Spectrum of a linear function in the continous functions

Question

I am currently working through my course text and one of the examples for a unital, commutative Banach algebra is the space of continuous functions $C([a,b])$. Further, in the text, there is a theorem stating:

$\sigma(a) \neq 0$ $\forall a \in \mathcal{A}$, for $\mathcal{A}$ being a unital algebra.

This theorem is also closely related to the Gelfand Mazur Theorem.

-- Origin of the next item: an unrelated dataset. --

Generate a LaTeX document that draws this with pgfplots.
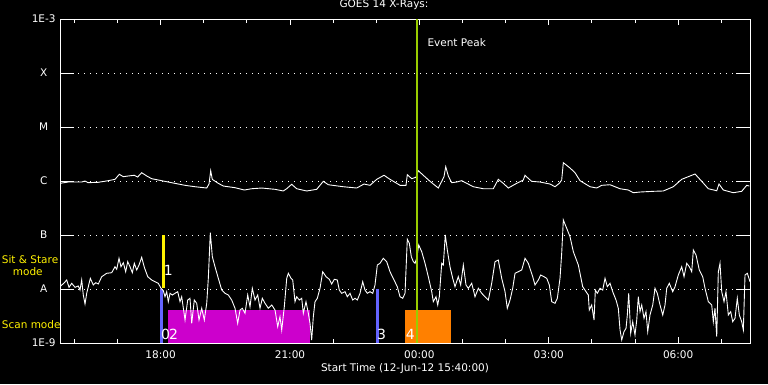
\documentclass[border=0pt]{standalone}
\usepackage{fontspec}
\setmainfont{DejaVu Sans}
\usepackage{pgfplots}
\usepackage{pgfplotstable}
\pgfplotsset{compat=1.18}
\definecolor{scanmag}{RGB}{204,0,204}
\definecolor{evorange}{RGB}{255,128,0}
\definecolor{evblue}{RGB}{100,100,255}
\definecolor{evgreen}{RGB}{153,204,0}

% long channel (1-8 A): time in hours (clock), log10 flux
\pgfplotstableread{
t lf
15.667 -6.043
15.859 -6.019
16.170 -6.019
16.246 -6.000
16.316 -6.031
16.555 -6.024
16.787 -5.994
16.942 -5.969
17.042 -5.876
17.134 -5.920
17.250 -5.907
17.390 -5.894
17.468 -5.926
17.561 -5.846
17.677 -5.907
17.793 -5.957
18.178 -6.019
18.565 -6.080
18.797 -6.106
19.068 -6.130
19.122 -6.056
19.161 -5.809
19.198 -5.969
19.337 -6.043
19.453 -6.093
19.725 -6.124
19.940 -6.167
20.112 -6.143
20.344 -6.130
20.652 -6.154
20.845 -6.185
20.923 -6.143
21.039 -6.061
21.155 -6.143
21.387 -6.185
21.619 -6.154
21.772 -6.006
21.888 -6.069
22.236 -6.106
22.547 -6.130
22.716 -6.056
22.855 -6.080
23.011 -5.969
23.180 -5.894
23.319 -5.969
23.551 -6.080
23.690 -6.080
23.720 -5.883
23.822 -5.957
23.922 -5.931
23.975 -5.809
24.091 -5.894
24.247 -6.006
24.439 -6.130
24.518 -6.006
24.571 -5.920
24.611 -5.735
24.671 -5.907
24.750 -6.031
24.866 -6.019
24.982 -5.994
25.098 -6.043
25.251 -6.106
25.483 -6.143
25.714 -6.143
25.830 -5.969
25.946 -6.043
26.062 -6.130
26.257 -6.043
26.410 -5.981
26.449 -5.894
26.549 -5.969
26.605 -6.006
26.797 -6.019
27.029 -6.056
27.145 -6.106
27.245 -6.043
27.300 -5.981
27.338 -5.661
27.493 -5.759
27.609 -5.846
27.725 -5.994
27.957 -6.106
28.112 -6.130
28.228 -6.080
28.420 -6.069
28.652 -6.143
28.845 -6.167
28.961 -6.217
29.116 -6.204
29.424 -6.191
29.656 -6.185
29.888 -6.106
30.083 -5.969
30.236 -5.920
30.392 -5.870
30.547 -6.006
30.700 -6.143
30.895 -6.180
30.948 -6.056
31.048 -6.167
31.280 -6.217
31.474 -6.191
31.590 -6.080
31.651 -6.093
}\longchan

% short channel (0.5-4 A)
\pgfplotstableread{
t lf
15.667 -7.957
15.767 -7.883
15.822 -7.833
15.876 -7.969
15.938 -7.894
16.015 -7.969
16.091 -7.944
16.131 -8.019
16.170 -7.833
16.207 -8.111
16.247 -8.278
16.286 -8.080
16.323 -7.957
16.370 -7.802
16.439 -7.926
16.495 -7.883
16.555 -7.907
16.634 -7.772
16.750 -7.709
16.866 -7.698
16.942 -7.587
16.982 -7.635
17.035 -7.431
17.081 -7.587
17.135 -7.513
17.190 -7.680
17.237 -7.494
17.290 -7.587
17.344 -7.698
17.390 -7.524
17.446 -7.648
17.499 -7.556
17.561 -7.413
17.622 -7.598
17.701 -7.772
17.793 -7.833
17.870 -7.865
17.946 -7.894
18.009 -7.987
18.062 -8.031
18.102 -8.143
18.141 -8.050
18.178 -8.235
18.218 -8.080
18.271 -8.111
18.333 -8.080
18.396 -8.050
18.450 -8.235
18.489 -8.143
18.566 -8.574
18.628 -8.204
18.681 -8.172
18.721 -8.635
18.781 -8.204
18.837 -8.265
18.890 -8.574
18.953 -8.357
19.013 -8.574
19.069 -8.265
19.106 -7.802
19.152 -6.957
19.199 -7.402
19.261 -7.587
19.338 -7.802
19.417 -8.019
19.493 -8.080
19.570 -8.111
19.648 -8.204
19.725 -8.357
19.787 -8.635
19.841 -8.389
19.894 -8.357
19.957 -8.450
20.019 -8.111
20.073 -8.328
20.126 -7.987
20.189 -8.204
20.251 -8.111
20.305 -8.357
20.358 -8.172
20.421 -8.265
20.497 -8.357
20.576 -8.296
20.653 -8.389
20.715 -8.698
20.768 -8.513
20.808 -8.759
20.868 -8.328
20.924 -7.802
20.961 -7.709
21.024 -7.802
21.063 -7.833
21.116 -8.235
21.156 -8.143
21.216 -8.204
21.272 -8.172
21.309 -8.450
21.371 -8.235
21.425 -8.450
21.464 -8.635
21.503 -8.944
21.541 -8.513
21.580 -8.235
21.633 -8.172
21.696 -7.987
21.758 -7.680
21.835 -7.772
21.912 -7.820
21.967 -7.907
22.028 -7.820
22.097 -7.833
22.143 -8.019
22.199 -8.080
22.276 -8.050
22.329 -8.143
22.392 -8.080
22.454 -8.204
22.508 -8.172
22.561 -8.204
22.624 -8.080
22.686 -7.865
22.739 -8.019
22.793 -8.080
22.855 -8.050
22.918 -8.080
22.971 -7.926
23.025 -7.556
23.087 -7.524
23.164 -7.431
23.242 -7.494
23.319 -7.680
23.412 -7.833
23.488 -7.957
23.551 -8.143
23.614 -8.172
23.667 -8.080
23.720 -7.080
23.767 -7.154
23.813 -7.402
23.860 -7.494
23.899 -7.524
23.938 -7.431
23.985 -7.185
24.054 -7.309
24.131 -7.524
24.207 -7.772
24.286 -8.050
24.323 -8.235
24.386 -8.143
24.425 -8.296
24.462 -8.143
24.518 -7.524
24.555 -7.556
24.601 -7.000
24.648 -7.278
24.710 -7.587
24.773 -7.802
24.826 -7.957
24.903 -7.772
24.958 -7.926
25.019 -7.556
25.081 -7.926
25.135 -7.987
25.214 -7.894
25.290 -8.143
25.367 -7.987
25.446 -8.080
25.522 -8.143
25.599 -8.204
25.677 -7.894
25.754 -7.494
25.830 -7.463
25.909 -7.802
25.986 -8.050
26.039 -8.357
26.102 -8.204
26.164 -7.987
26.218 -7.709
26.294 -7.680
26.373 -7.648
26.450 -7.431
26.526 -7.524
26.628 -7.772
26.681 -7.926
26.758 -7.833
26.813 -7.741
26.890 -7.772
26.953 -7.802
27.013 -7.926
27.069 -8.235
27.145 -8.265
27.199 -8.172
27.261 -7.802
27.300 -7.339
27.338 -6.722
27.416 -6.876
27.493 -7.031
27.570 -7.309
27.686 -7.556
27.787 -7.957
27.864 -8.050
27.917 -8.111
27.940 -8.389
27.996 -8.296
28.050 -8.574
28.080 -8.019
28.126 -8.080
28.189 -7.987
28.251 -8.019
28.305 -7.802
28.358 -7.957
28.421 -7.894
28.483 -8.050
28.560 -8.204
28.613 -8.357
28.653 -8.759
28.692 -8.944
28.745 -8.790
28.792 -8.728
28.822 -8.481
28.854 -8.080
28.900 -8.820
28.947 -8.605
29.000 -8.852
29.040 -8.574
29.077 -8.143
29.116 -8.420
29.156 -8.296
29.209 -8.543
29.255 -8.420
29.295 -8.790
29.348 -8.481
29.411 -8.296
29.464 -7.987
29.517 -8.080
29.580 -8.296
29.643 -8.481
29.696 -8.296
29.735 -7.987
29.795 -7.894
29.874 -8.050
29.928 -7.957
30.004 -7.741
30.083 -7.587
30.137 -7.772
30.199 -7.524
30.260 -7.587
30.315 -7.680
30.353 -7.278
30.415 -7.370
30.491 -7.648
30.570 -7.772
30.624 -7.987
30.700 -8.235
30.779 -8.296
30.816 -8.605
30.855 -8.357
30.895 -8.883
30.932 -7.680
30.971 -7.524
31.011 -8.050
31.064 -8.235
31.110 -8.050
31.164 -8.481
31.219 -8.420
31.266 -8.605
31.319 -8.543
31.372 -8.172
31.419 -8.481
31.474 -8.605
31.512 -8.759
31.551 -7.741
31.605 -7.709
31.667 -7.865
}\shortchan

\begin{document}
\begin{tikzpicture}[font=\fontsize{10.5pt}{12pt}\selectfont]
\fill[black] (0,0) rectangle (768pt,384pt);
\useasboundingbox (0,0) rectangle (768pt,384pt);
\begin{axis}[
  at={(60pt,41pt)}, anchor=south west,
  scale only axis, width=690pt, height=324pt,
  xmin=15.6667, xmax=31.6667, ymin=-9, ymax=-3,
  axis line style={white, line width=1pt},
  tick style={white, line width=1pt},
  tick align=inside, tick pos=both,
  xticklabel pos=lower, yticklabel pos=left,
  xtick={18,21,24,27,30},
  xticklabels={18:00,21:00,00:00,03:00,06:00},
  minor xtick={16,17,19,20,22,23,25,26,28,29,31},
  ytick={-9,-8,-7,-6,-5,-4,-3},
  yticklabels={1E-9,A,B,C,M,X,1E-3},
  xtick style={/pgfplots/major tick length=6pt, /pgfplots/minor tick length=4pt},
  ytick style={/pgfplots/major tick length=14pt},
  ymajorgrids,
  major grid style={white, line width=1pt, dash pattern=on 1pt off 5pt},
  ticklabel style={white, font=\fontsize{10.5pt}{12pt}\selectfont},
  yticklabel style={anchor=center, xshift=-16.3pt},
  xticklabel style={anchor=base, yshift=-15.3pt},
  title={GOES 14 X-Rays:},
  title style={white, at={(axis description cs:0.4696,1)}, anchor=base, yshift=5.5pt},
  xlabel={Start Time (12-Jun-12 15:40:00)},
  xlabel style={white, at={(axis description cs:0.5,0)}, anchor=base, yshift=-28pt},
]
% scan mode intervals
\addplot[fill=scanmag, draw=none] coordinates {(18.178,-9) (18.178,-8.389) (21.464,-8.389) (21.464,-9)} --cycle;
\addplot[fill=evorange, draw=none] coordinates {(23.667,-9) (23.667,-8.389) (24.733,-8.389) (24.733,-9)} --cycle;
% markers
\addplot[evblue, line width=2.4pt] coordinates {(18.020,-8.0) (18.020,-9)};
\addplot[evblue, line width=2.4pt] coordinates {(23.025,-8.0) (23.025,-9)};
% curves
\addplot[white, line width=0.9pt] table[x=t, y=lf] {\longchan};
\addplot[white, line width=0.9pt] table[x=t, y=lf] {\shortchan};
\addplot[yellow, line width=2.3pt] coordinates {(18.067,-7) (18.067,-7.98)};
\addplot[evgreen, line width=2.3pt] coordinates {(23.940,-9) (23.940,-3)};
% labels
\node[white, anchor=base west, inner sep=0pt, font=\fontsize{14pt}{16pt}\selectfont] at (axis cs:18.070,-7.741) {1};
\node[white, anchor=base west, inner sep=0pt, font=\fontsize{14pt}{16pt}\selectfont] at (axis cs:18.005,-8.935) {0};
\node[white, anchor=base west, inner sep=0pt, font=\fontsize{14pt}{16pt}\selectfont] at (axis cs:18.190,-8.935) {2};
\node[white, anchor=base west, inner sep=0pt, font=\fontsize{14pt}{16pt}\selectfont] at (axis cs:23.015,-8.935) {3};
\node[white, anchor=base west, inner sep=0pt, font=\fontsize{14pt}{16pt}\selectfont] at (axis cs:23.680,-8.935) {4};
\node[white, anchor=base west, inner sep=0pt] at (axis cs:24.184,-3.513) {Event Peak};
\end{axis}
\node[yellow, anchor=base west, inner sep=0pt] at (1.7pt,120.7pt) {Sit \& Stare};
\node[yellow, anchor=base west, inner sep=0pt] at (12.7pt,109pt) {mode};
\node[yellow, anchor=base west, inner sep=0pt] at (1.7pt,55.7pt) {Scan mode};
\end{tikzpicture}
\end{document}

Trying a few examples I came across the linear function $f(x) = x$, which is obviously in $C([0,1])$, and for which $\lambda id - f$ seems to be invertable for all $\lambda \in \mathbb{C}$. Thus f must have the resolvent $\rho(f) = \mathbb{C}$ and therefore $\sigma(f) = \mathbb{C} \setminus \mathbb{C} = \emptyset$ contradicting the theorem stated before. Does anyone see my mistake?

Answer 1

The reason for my misunderstanding was supposing that we look for the inverse regarding the composition of functions when it was rather the multiplicative inverse we were looking for.

Answer 2

Note that the identity of the Banach algebra $C([0,1])$, which you denote by $\mathrm{id}$, is the constant function $\mathbf 1 \colon x \mapsto 1$. So, for $a \in C([0,1])$, $\lambda \in \mathbf C$, we have (as elements of $C([0,1])$ have inverses iff the do not have zeros: \begin{align*} \lambda \in \sigma(a) &\iff \lambda \mathbf 1 - a \text{ is not invertible}\\ &\iff \exists x \in [0,1]: \lambda - a(x) = 0 \\ &\iff \lambda \in a([0,1]) \end{align*} So, the spectrum of an element of $C([0,1])$ equals its range as a function, so for $f \colon x \to x$ we have $\sigma(f) = [0,1]$.